The struggle for economic literacy
The struggle for economic literacy goes on. At the Age Ken Davidson points out, again, the nonsensical thinking behind the use of “net debt” as a policy target. Meanwhile, at the SMH, Ross Gittins gives a good explanation of movements in the exchange rate, pointing out that the $US/$A rate fluctuates around the “purchasing power parity” value of $A1.00 = $US0.70 and that an appreciation in the exchange rate is not good for everyone, particularly not for exporters.
I have two small quibbles with Ross. First, he misses the chance to point out that the $US/$A rate is not “the” exchange rate, or even the most important one.
Second, he says that we’ll never see a return to parity ($A1.00 = $US1.00) noting that the PPP rate of $A1.00 = $US0.70 is below parity because Australia had higher inflation than the US in the 1980s.
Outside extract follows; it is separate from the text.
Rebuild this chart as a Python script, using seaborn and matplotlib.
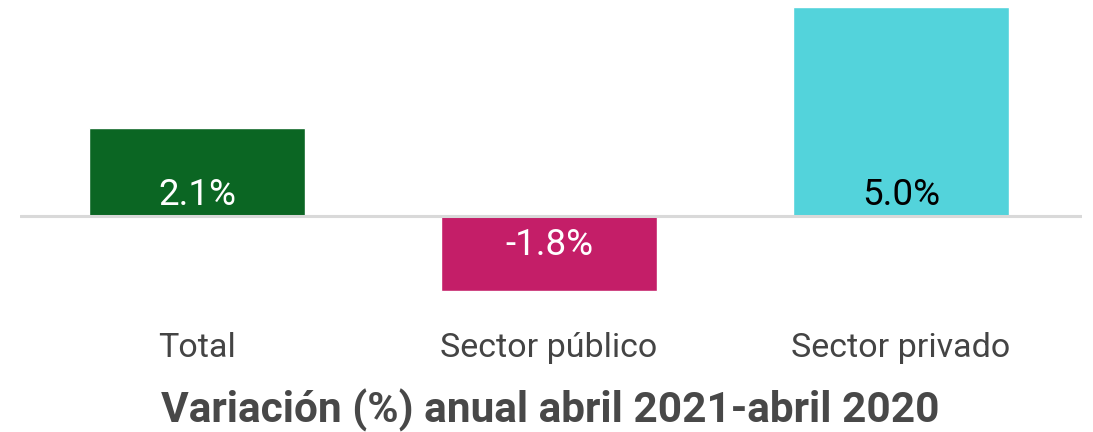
import matplotlib
matplotlib.use("Agg")
import matplotlib.pyplot as plt
import seaborn as sns
import pandas as pd

categorias = ["Total", "Sector público", "Sector privado"]
variacion = [2.1, -1.8, 5.0]
colores = ["#0B6623", "#C41E68", "#53D3DB"]
colores_texto = ["white", "white", "black"]
titulo = "Variación (%) anual abril 2021-abril 2020"

sns.set_style("white")
plt.rcParams["font.family"] = ["Roboto", "DejaVu Sans"]

W, H, DPI = 1093, 432, 100
fig = plt.figure(figsize=(W / DPI, H / DPI), dpi=DPI)
# axes box in pixel terms: x 20..1082, y 0..300 from top
ax = fig.add_axes([20 / W, (H - 300) / H, 1062 / W, 300 / H])

df = pd.DataFrame({"cat": categorias, "val": variacion})
sns.barplot(data=df, x="cat", y="val", hue="cat", palette=colores,
            saturation=1, width=0.614, legend=False, ax=ax, zorder=2)

ax.set_xlim(-0.503, 2.514)
ax.set_ylim(-2.02, 5.17)
ax.axhline(0, color="#d9d9d9", lw=2.2, zorder=3)

for s in ax.spines.values():
    s.set_visible(False)
ax.set_yticks([])
ax.set_xlabel("")
ax.set_ylabel("")
ax.tick_params(axis="x", length=0, pad=23, labelsize=24.5, labelcolor="#444444")

for i, (v, c) in enumerate(zip(variacion, colores_texto)):
    off = 8 if v >= 0 else -28
    ax.annotate(f"{v:.1f}%", xy=(i, 0), xytext=(0, off), textcoords="offset points",
                ha="center", va="baseline", fontsize=26.5, color=c, zorder=4)

fig.text(550 / W, 1 - 410 / H, titulo, ha="center", va="center",
         fontsize=30.5, fontweight="bold", color="#484848")

fig.savefig("out.png", dpi=DPI, facecolor="white")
But when it hit $A1.00 =$0.48, the $A was about 40 per cent below PPP. It’s just as likely, in the long run, to fluctuate 40 per cent above PPP which would reach parity. (I confess that I took a small bet on this some time ago, at long odds, but, as I often do, underestimated the time it would take to return to, and overshoot, the long run equilibrium value).
Simulated budgets
While I’m catching up on my email, I’ll point to this updated Budget simulator from Nathan Newman.
Off the balance sheet
An excellent piece in the Times (free registration required) on the balance sheet manipulations associated with public-private partnerships in the UK.
The National Audit Office (NAO) said that Network Rail was a state entity: its assets and liabilities should be kept on the Government’s balance sheet, because the Government would bail it out if it ran into difficulties. But the ONS classified Network Rail as private, on the basis that Whitehall did not directly control it. Despite the urging of the Statistics Commission, ONS and NAO have still not agreed: they have agreed to differ, on the flimsy basis that the ONS was governed by EU accounting rules while the NAO was not. Yet the Treasury seems happy to let the ONS’s view prevail, which has the useful result of reducing the national debt by something in the order of £25 billion.
The Treasury’s attitude to London Underground is similarly ambiguous. It has happily issued to Tube contractors letters of comfort, which are effectively a guarantee that the Treasury would be the lender of last resort, while claiming that private contractors deserve a healthy premium under the Public Private Partnership (PPP) because they are bearing the risk.
National institutions like hospitals and railways must be kept on the books because governments will never let them go bust.
I had a go at this topic, pointing out the similarities to the Enron fiasco, here.